The 33-year-old Pace was the first overall pick of the 1997 draft. The move cleared $6 million in cap space for the Rams, who were 2-14 last season.
Owner Chip Rosenbloom said in a statement that Pace would be remembered as "one of the finest Rams of all-time." Pace started 14 games last year but missed half of 2007 and virtually all of 2006 because of injuries.
"I can't begin to thank Orlando for all he has meant to the Rams organization," Rosenbloom added. "It is never easy to end a relationship that has had as much success as ours, but in the interest of Orlando and the Rams, we feel now is the right time."
The Rams signed an offensive lineman at the start of free agency with center Jason Brown getting a four-year, $37 million deal.
Pace was the first offensive lineman chosen No. 1 overall since the Minnesota Vikings took Ron Yary in the 1968 draft.

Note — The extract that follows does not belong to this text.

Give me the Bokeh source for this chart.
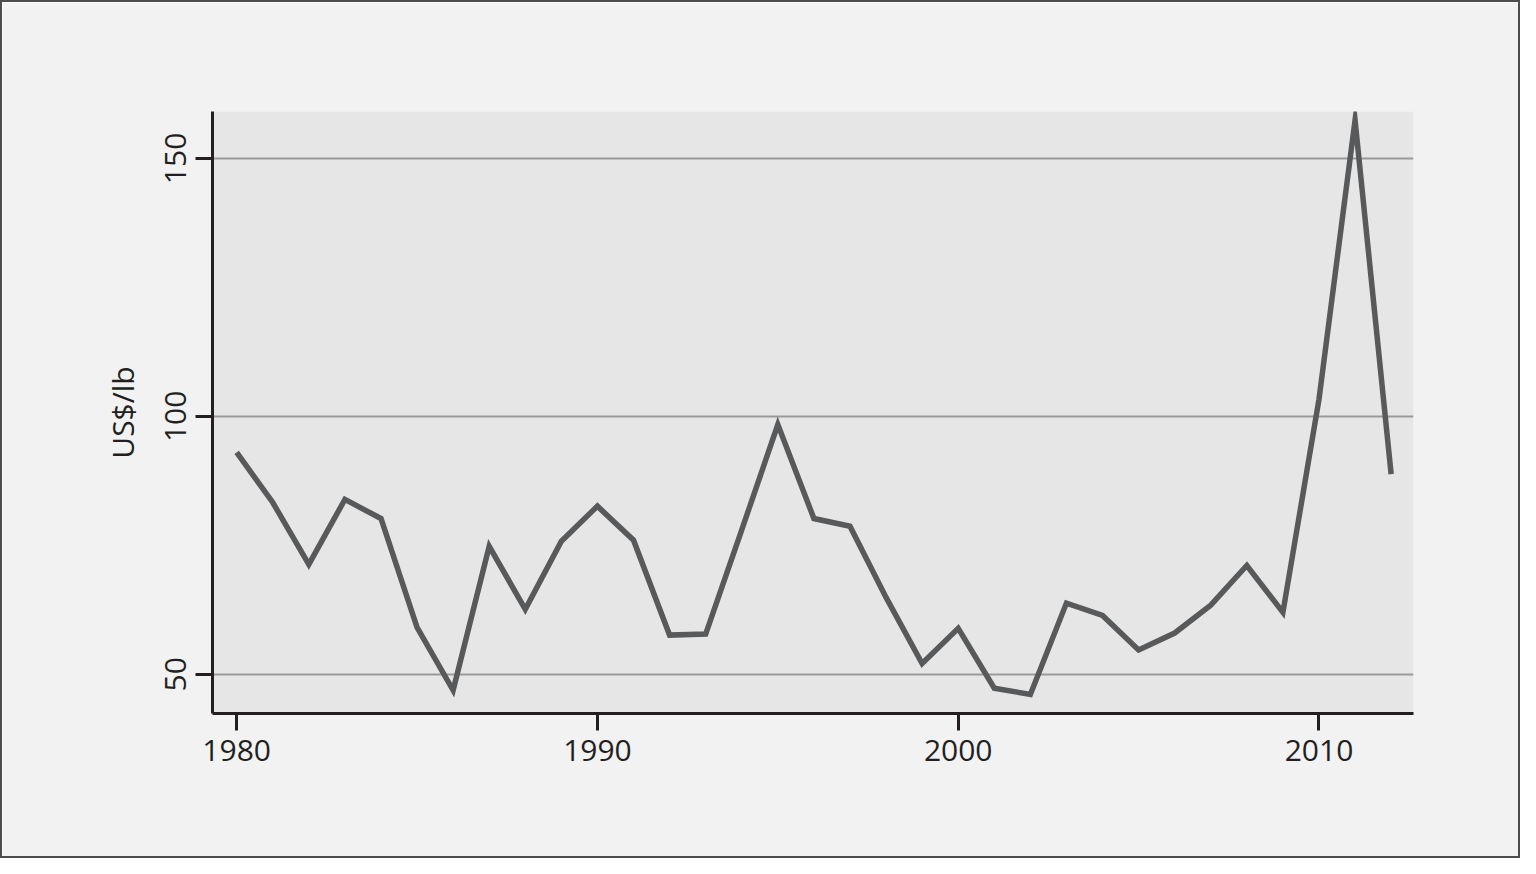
from bokeh.plotting import figure
from bokeh.models import FixedTicker, Range1d
from bokeh.embed import file_html
from bokeh.resources import INLINE

years = list(range(1980, 2013))
price = [93.0, 83.3, 71.3, 83.9, 80.2, 59.1, 46.9, 74.8, 62.6, 75.8,
         82.6, 76.0, 57.6, 57.8, 78.0, 98.4, 80.2, 78.7, 64.9, 52.1,
         58.9, 47.3, 46.1, 63.8, 61.4, 54.7, 58.0, 63.4, 71.1, 62.0,
         103.3, 157.4, 88.8]
x_ticks = [1980, 1990, 2000, 2010]
y_ticks = [50, 100, 150]
y_label = "US$/lb"

FONT = "Open Sans"

p = figure(frame_width=1201, frame_height=602,
           min_border_left=210, min_border_top=109,
           min_border_right=105, min_border_bottom=143,
           x_range=Range1d(1979.33, 2012.62), y_range=Range1d(42.4, 159.1),
           output_backend="svg", toolbar_location=None,
           background_fill_color="#e6e6e6", border_fill_color="#f2f2f2",
           styles={"border": "2px solid #4d4d4d"})
p.outline_line_color = None

p.line(years, price, line_color="#58595b", line_width=5.5, line_join="miter")

p.xgrid.visible = False
p.ygrid.ticker = FixedTicker(ticks=y_ticks)
p.ygrid.grid_line_color = "#999999"
p.ygrid.grid_line_width = 2

for ax in (p.xaxis[0], p.yaxis[0]):
    ax.axis_line_color = "#231f20"
    ax.axis_line_width = 3
    ax.major_tick_line_color = "#231f20"
    ax.major_tick_line_width = 3
    ax.major_tick_in = 0
    ax.major_tick_out = 17
    ax.minor_tick_line_color = None
    ax.major_label_text_font = FONT
    ax.major_label_text_font_size = "30px"
    ax.major_label_text_color = "#231f20"
    ax.major_label_standoff = 9

p.xaxis.ticker = FixedTicker(ticks=x_ticks)
p.yaxis.ticker = FixedTicker(ticks=y_ticks)
p.yaxis.major_label_orientation = "vertical"
p.yaxis.axis_label = y_label
p.yaxis.axis_label_text_font = FONT
p.yaxis.axis_label_text_font_style = "normal"
p.yaxis.axis_label_text_font_size = "30px"
p.yaxis.axis_label_text_color = "#231f20"
p.yaxis.axis_label_standoff = 20

open("out.html", "w").write(file_html(p, INLINE))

The Rams dealt four draft picks -- a first-, third-, fourth- and seventh-rounder -- to the New York Jets for the right to move up five spots on draft day.
The former Ohio State star was selected to seven straight Pro Bowls from 1999 to 2005 and started in two Super Bowls, including the franchise's lone title after the 1999 season.
"Orlando Pace has been a mainstay on the Rams' offensive line since he was drafted in 1997, and he has proven to be one of the most efficient offensive tackles throughout his career," general manager Billy Devaney said.
The Rams are also considering releasing another longtime star, wide receiver Torry Holt, a move that would save them an additional $8 million in cap space.
Pace's Pro Bowl haul is tied with Jack Youngblood for fourth in franchise history. Only Hall of Famers Merlin Olsen (14) and Tom Mack (11) and linebacker Les Richter (eight) were selected to more. Pace blocked for three consecutive MVPs from 1999 to 2001, quarterback Kurt Warner in 1999 and 2001 and running back Marshall Faulk in 2000.